Perhaps trying to implement an AST-based parser/formatter would be much easier for maintanibility. This issue is not the place for such a discussion btw, not sure where would be best ;)

Agreed. This is what I wanted to do in the first place 😛

But that would require a significant amount of work that I don't have and I doubt @bricoletc does either. Maybe @johanneskoester has someone in his team that could do this?

Once I get #163 and #164 fixed, I will look at this. It is quite possible #164 could impact this issue

corneliusroemer commented 1 year ago

The challenge is one would need a CST instead of an AST, as the AST throws away things like comments.

So if IUC, one would need to: a) write a Snakemake grammar extension of https://docs.python.org/3/library/ast.html b) Get an AST based on that grammar c) Then implement rewrites based on that, maybe with something like https://github.com/asottile/tokenize-rt

Does that sound right @mbhall88?

bricoletc commented 1 year ago

I had a go at trying to debug this stuff myself over the weekend but gave up after half a dozen hours. I managed to get a simple new test case to pass, but then when I used two comment lines rather than one things failed again.

A valiant effort @corneliusroemer !

I'd be up to having a go at a CST/AST-based rewrite, if others, like @corneliusroemer /someone from @johanneskoester 's team can join in.

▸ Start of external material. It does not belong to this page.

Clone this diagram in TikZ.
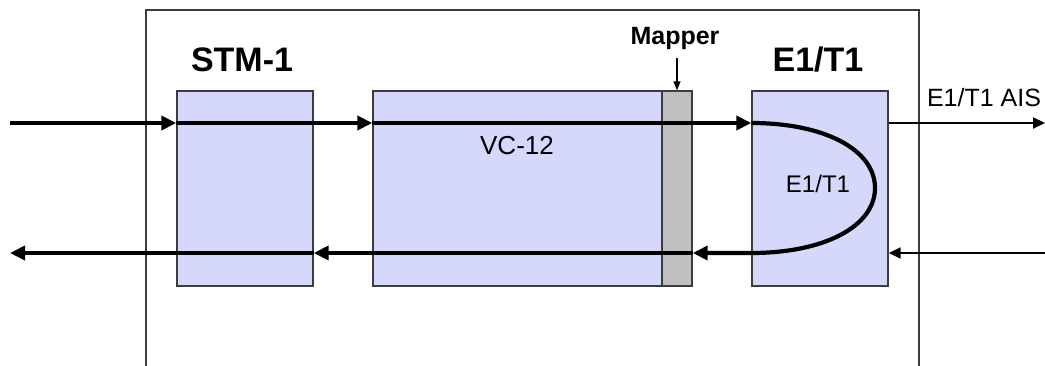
\documentclass[tikz,border=0pt]{standalone}
\usepackage{fontspec}
\setmainfont{Liberation Sans}
\usetikzlibrary{arrows.meta,positioning}
\definecolor{blockfill}{RGB}{213,215,251}
\definecolor{mapfill}{RGB}{192,192,192}
\definecolor{framecol}{RGB}{60,60,60}

\begin{document}
\begin{tikzpicture}[
  x=1pt, y=-1pt,
  block/.style={draw=framecol, line width=1.4pt, fill=blockfill, inner sep=0pt,
                minimum width=136pt, minimum height=195pt},
  mapblock/.style={draw=framecol, line width=1.4pt, fill=mapfill, inner sep=0pt,
                   minimum width=30pt, minimum height=195pt},
  title/.style={font=\fontsize{34}{40}\selectfont\bfseries, inner sep=0pt, anchor=base},
  lbl/.style={font=\fontsize{26}{30}\selectfont, inner sep=0pt, anchor=base},
  bigarr/.style={-{Triangle[length=15pt, width=14pt]}, line width=4.2pt},
  thinarr/.style={-{Triangle[length=12pt, width=11pt]}, line width=2pt}
]
\useasboundingbox (0,0) rectangle (1045,366);

% open frame of the unit
\draw[framecol, line width=1.5pt] (146,366) -- (146,10) -- (919,10) -- (919,366);

\node[block] (stm) at (245,188.5) {};
\node[block, minimum width=289pt] (vc) at (517.5,188.5) {};
\node[mapblock] (map) at (677,188.5) {};
\node[block] (e1) at (820,188.5) {};

\node[title] (stmlbl) at (242,72) {STM-1};
\node[title] (e1lbl) at (818,72) {E1/T1};
\node[lbl, font=\fontsize{25}{30}\selectfont\bfseries] (maplbl) at (675,45) {Mapper};
\node[lbl] (vclbl) at (517,155) {VC-12};
\node[lbl, font=\fontsize{24}{28}\selectfont] (looplbl) at (818,193) {E1/T1};
\node[lbl, font=\fontsize{25}{30}\selectfont] (aislbl) at (984,107) {E1/T1 AIS};

\coordinate (inL) at (10,123);
\coordinate (outL) at (10,253);
\coordinate (aisR) at (1045,123);
\coordinate (inR) at (1045,253);
\coordinate (tipmap) at (677,58);

% forward direction
\draw[bigarr] (inL) -- (stm.west |- inL);
\draw[bigarr] (stm.west |- inL) -- (vc.west |- inL);
\draw[bigarr] (vc.west |- inL) -- (e1.west |- inL);
% loop back inside E1/T1
\draw[bigarr] (e1.west |- inL) .. controls (825,123) and (875,150) .. (875,188)
  .. controls (875,226) and (825,253) .. (e1.west |- outL) -- (map.east |- outL);
% return direction
\draw[bigarr] (map.east |- outL) -- (stm.east |- outL);
\draw[bigarr] (stm.east |- outL) -- (outL);

\draw[thinarr] (e1.east |- aisR) -- (aisR);
\draw[thinarr] (inR) -- (e1.east |- inR);
\draw[-{Triangle[length=9pt, width=7pt]}, line width=1.4pt] (tipmap) -- (map.north);
\end{tikzpicture}
\end{document}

(And @mbhall88 as ever if you want to - I know you were talking about ASTs when we first started :sweat_smile:)

johanneskoester commented 1 year ago

The rewrite plans sound good, but also as if that will need a lot of work. So, if we can fix this before, I think that would be good. I might be able to dedicate some person hours to something like that later in 2023, but as there are many other construction sites, it would be highly appreciated if you would want to start before.

mbhall88 commented 1 year ago

The examples in this issue are resolved in v0.8.0